Don’t forget to thoroughly wash and re-install the oil stainer. Replace it if necessary.

Step 5: Inspect And Screw The Oil Plug:

The drain plug is responsible for keeping the oil-sealed inside the engine. If the drain plug fails, the result would be catastrophic. So, wipe it down with a clean rag and perform a thorough inspection.

Take a proper look at the sealing washer. If the washer appears to be damaged or shows signs of wear and tear, it would be best to replace it.

Now comes the most important part of re-screwing the oil plug. Many people will botch up the oil change operation by overtightening the oil plug.

Unlike the engine which is often made out of Aluminium, oil plugs are generally made out of steel. If you over-tighten it, the steel thread on the oil plug will wear off and lead to oil leaks. Use a torque wrench to tighten the oil plug. The optimum torque for installing an oil plug is between 14 to 16 lb pounds or about 1.58 nm.

Step 6: Fillup The Engine With New Engine Oil:

Now that the old oil has been drained and the oil filter has been replaced, it is time to pour the new engine oil.

Make sure to select the correct grade of engine oil for your motorbike. Take a quick look on the internet or at the user manual to find the correct grade. Also, don’t forget to look up the exact amount of engine oil you should be pouring into the engine.

Just like before, take a funnel and pour the engine oil into the engine. After you are done pouring the engine oil, start the motorbike and let it idle for a minute or two.

Check the oil level once you have warmed up the bike. Look out for oil leaks around the oil filter and the drain plug area.

Voila! Just like that, you have successfully flushed the engine of your motorcycle and replaced the engine oil.

How Often Should You Flush Your Engine?

Engine flush should be done on a periodic basis in order to maintain top-notch performance. It is recommended to flush the engine one or two times a year. The frequency of engine flush may vary if you ride your motorcycle more frequently.

Refrain from flushing your engine if you have just replaced the old engine oil with a new one. Remember, you should only flush the engine if you are about to perform an engine oil change.

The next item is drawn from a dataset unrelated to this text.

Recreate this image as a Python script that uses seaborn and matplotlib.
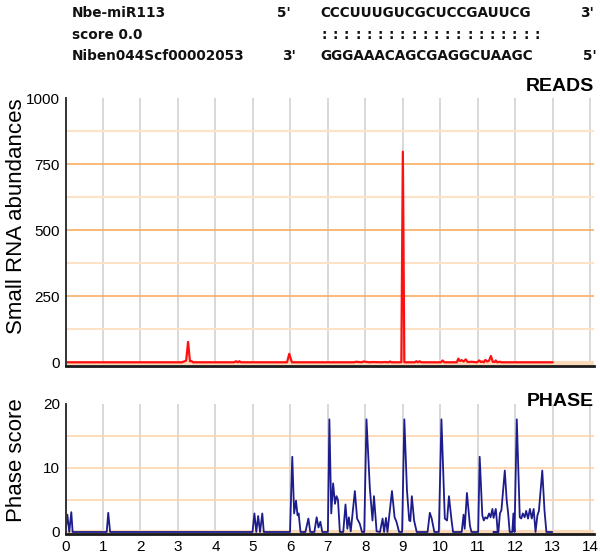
import numpy as np
import matplotlib
matplotlib.use("Agg")
import matplotlib.pyplot as plt
import seaborn as sns

# small RNA reads along the transcript (position in units of 100 nt)
reads_pos = [0.0, 3.10, 3.18, 3.22, 3.27, 3.32, 3.36, 3.40, 4.50, 4.55, 4.60, 4.64, 4.68, 4.72,
             5.91, 5.97, 6.04, 7.70, 7.75, 7.90, 7.95, 8.10, 8.20, 8.45, 8.50, 8.62, 8.66, 8.70,
             8.96, 9.00, 9.04, 9.32, 9.36, 9.40, 9.45, 9.49, 10.02, 10.06, 10.11, 10.44, 10.48,
             10.52, 10.57, 10.62, 10.68, 10.73, 10.83, 10.98, 11.04, 11.08, 11.12, 11.16, 11.20,
             11.25, 11.30, 11.35, 11.40, 11.45, 11.48, 11.52, 11.59, 11.63, 13.0]
reads_val = [1, 1, 5, 8, 78, 5, 6, 1, 1, 5, 1, 5, 1, 1,
             1, 33, 1, 1, 3, 1, 4, 1, 2, 1, 2, 1, 4, 1,
             1, 797, 1, 1, 5, 1, 5, 1, 1, 8, 1, 1, 15,
             6, 9, 4, 12, 2, 3, 1, 8, 2, 4, 1, 10,
             4, 7, 25, 3, 2, 8, 1, 3, 1, 1]

# phase score
phase_pos = [0.0, 0.05, 0.10, 0.155, 0.19, 1.10, 1.14, 1.19, 4.99, 5.04, 5.09, 5.14, 5.19, 5.25, 5.29,
             5.99, 6.05, 6.10, 6.15, 6.19, 6.22, 6.27, 6.40, 6.48, 6.53, 6.64, 6.70, 6.75, 6.80, 6.85,
             7.00, 7.04, 7.09, 7.14, 7.19, 7.23, 7.27, 7.32, 7.41, 7.47, 7.52, 7.56, 7.61, 7.72, 7.78,
             7.85, 7.91, 7.97, 8.03, 8.12, 8.19, 8.23, 8.30, 8.39, 8.46, 8.50, 8.55, 8.59, 8.71, 8.78,
             8.83, 8.90, 8.98, 9.04, 9.11, 9.17, 9.20, 9.24, 9.30, 9.37, 9.66, 9.72, 9.77, 9.84, 9.96,
             10.03, 10.12, 10.18, 10.23, 10.30, 10.34, 10.57, 10.62, 10.65, 10.71, 10.79, 10.83, 11.01,
             11.05, 11.12, 11.16, 11.20, 11.25, 11.30, 11.34, 11.39, 11.42, 11.48, 11.51, 11.53, 11.42,
             11.55, 11.59, 11.63, 11.72, 11.77, 11.81, 11.85, 11.92, 11.95, 11.98, 12.04, 12.12, 12.16,
             12.20, 12.25, 12.29, 12.34, 12.39, 12.44, 12.49, 12.54, 12.59, 12.63, 12.72, 12.78, 12.83,
             12.99]
phase_val = [0, 2.7, 0, 3.1, 0, 0, 3.0, 0, 0, 2.9, 0, 2.5, 0, 2.9, 0,
             0, 11.75, 2.9, 4.9, 2.6, 2.9, 0, 0, 2.1, 0, 0, 2.3, 0.7, 1.6, 0,
             0, 17.6, 2.9, 7.6, 4.4, 5.6, 5.0, 0, 0, 4.3, 0.5, 2.3, 0.1, 6.4, 2.1,
             1.3, 0, 0, 17.6, 6.8, 1.8, 5.6, 0.1, 0, 2.1, 0, 2.2, 0, 6.4, 2.3,
             1.6, 0, 0, 17.6, 6.5, 1.8, 1.7, 5.6, 1.8, 0, 0, 3.0, 2.1, 0, 0,
             17.6, 2.1, 1.8, 5.6, 1.8, 0, 0, 2.7, 0.5, 6.1, 1.0, 0, 0,
             11.75, 2.6, 1.8, 2.3, 2.1, 2.9, 2.3, 3.6, 2.2, 3.6, 1.6, 0, 0,
             0, 2.9, 3.4, 9.6, 5.0, 2.9, 0, 0, 2.9, 0, 17.6, 2.3, 2.1,
             2.9, 2.3, 3.3, 2.1, 3.6, 2.1, 3.6, 0, 2.6, 3.3, 9.6, 3.3, 0,
             0]

mirna_name = "Nbe-miR113"
target_name = "Niben044Scf00002053"
score_text = "score 0.0"
mirna_seq = "CCCUUUGUCGCUCCGAUUCG"
target_seq = "GGGAAACAGCGAGGCUAAGC"

x_ticks = list(range(0, 15))
reads_ticks = [0, 250, 500, 750, 1000]
phase_ticks = [0, 10, 20]

sns.set_theme(style="white")
plt.rcParams["font.family"] = ["Liberation Sans", "DejaVu Sans"]
plt.rcParams["text.color"] = "black"
plt.rcParams["axes.labelcolor"] = "black"

fig = plt.figure(figsize=(6, 5.56), dpi=100)
W, H = 600.0, 556.0
x0_px, x1_px = 65.5, 594.0
ax1 = fig.add_axes([x0_px / W, 1 - 366 / H, (x1_px - x0_px) / W, 268 / H])
ax2 = fig.add_axes([x0_px / W, 1 - 534.3 / H, (x1_px - x0_px) / W, 130.3 / H])

dark_or = "#f8ad62"
light_or = "#fde2c8"
grid_gray = "#d2d2d2"

for ax in (ax1, ax2):
    ax.set_xlim(0, 14.1)
    for v in x_ticks[1:]:
        ax.axvline(v, color=grid_gray, lw=1.2, zorder=0)
    for s in ("top", "right"):
        ax.spines[s].set_visible(False)
    ax.spines["left"].set_color("#333333")
    ax.spines["left"].set_linewidth(1.4)
    ax.spines["bottom"].set_color("#1a1a1a")
    ax.spines["bottom"].set_linewidth(2.0)
    ax.tick_params(length=0, pad=4, labelsize=11, colors="black")
    ax.set_facecolor("white")

# top: reads
ax1.set_ylim(-13, 1000)
for v in [250, 500, 750]:
    ax1.axhline(v, color=dark_or, lw=1.2, zorder=0)
for v in [125, 375, 625, 875]:
    ax1.axhline(v, color=light_or, lw=1.5, zorder=0)
ax1.axhline(0, color="#f9d9b8", lw=3, zorder=0)
sns.lineplot(x=reads_pos, y=reads_val, ax=ax1, color="#ff1010", lw=1.6,
             estimator=None, sort=False)
ax1.set_yticks(reads_ticks)
ax1.set_xticks(x_ticks)
ax1.set_xticklabels([])
ax1.set_ylabel("Small RNA abundances", fontsize=16)
ax1.yaxis.set_label_coords(-0.072, 0.56)
ax1.text(1.0, 1.01, "READS", transform=ax1.transAxes, ha="right", va="bottom",
         fontsize=14, fontweight="bold", color="black")

# bottom: phase
ax2.set_ylim(-0.36, 20)
for v in [5, 10, 15]:
    ax2.axhline(v, color="#fcd3ad", lw=1.2, zorder=0)
ax2.axhline(0, color="#f9d9b8", lw=3, zorder=0)
sns.lineplot(x=phase_pos, y=phase_val, ax=ax2, color="#1c1c8c", lw=1.3,
             estimator=None, sort=False)
ax2.set_yticks(phase_ticks)
ax2.set_xticks(x_ticks)
ax2.set_xticklabels([str(t) for t in x_ticks])
ax2.set_ylabel("Phase score", fontsize=16)
ax2.yaxis.set_label_coords(-0.072, 0.57)
ax2.text(1.0, 1.02, "PHASE", transform=ax2.transAxes, ha="right", va="center",
         fontsize=14, fontweight="bold", color="black")

# alignment header
hfont = dict(fontsize=9.8, family="DejaVu Sans", fontweight="bold", va="center", ha="left",
             color="#111111")
rows = [13, 35, 56]
fig.text(72 / W, 1 - rows[0] / H, mirna_name, **hfont)
fig.text(277 / W, 1 - rows[0] / H, "5'", **hfont)
fig.text(320 / W, 1 - rows[0] / H, mirna_seq, **hfont)
fig.text(580 / W, 1 - rows[0] / H, "3'", **hfont)
fig.text(72 / W, 1 - rows[1] / H, score_text, **hfont)
for i in range(len(mirna_seq)):
    fig.text((321.5 + i * 11.2) / W, 1 - rows[1] / H, ":", **hfont)
fig.text(72 / W, 1 - rows[2] / H, target_name, **hfont)
fig.text(282 / W, 1 - rows[2] / H, "3'", **hfont)
fig.text(320 / W, 1 - rows[2] / H, target_seq, **hfont)
fig.text(583 / W, 1 - rows[2] / H, "5'", **hfont)

fig.savefig("out.png", dpi=100)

Also, don’t bother to flush the engine of an old motorbike unless you are planning on an engine rebuild. Flushing the engine of an old motorbike will have no performance effect at all.

Does Engine Flush Damage The Motorbike?

There is no scientific proof of engine flush damaging any part of the engine. Unless you somehow accidentally contaminate the engine oil, engine flush can not cause any harm to the motorbike.


Be absolutely sure about the quantity and quality of the flush additive before you use it on your engine. A bad engine flush additive can actually make the engine performance even worst. Google the user reviews if necessary.

Ensure proper ventilation while running the bike on idle. Do not under any circumstances touch the bike exhaust with bare hands when the engine is on. The hot exhaust can cause permanent skin burns.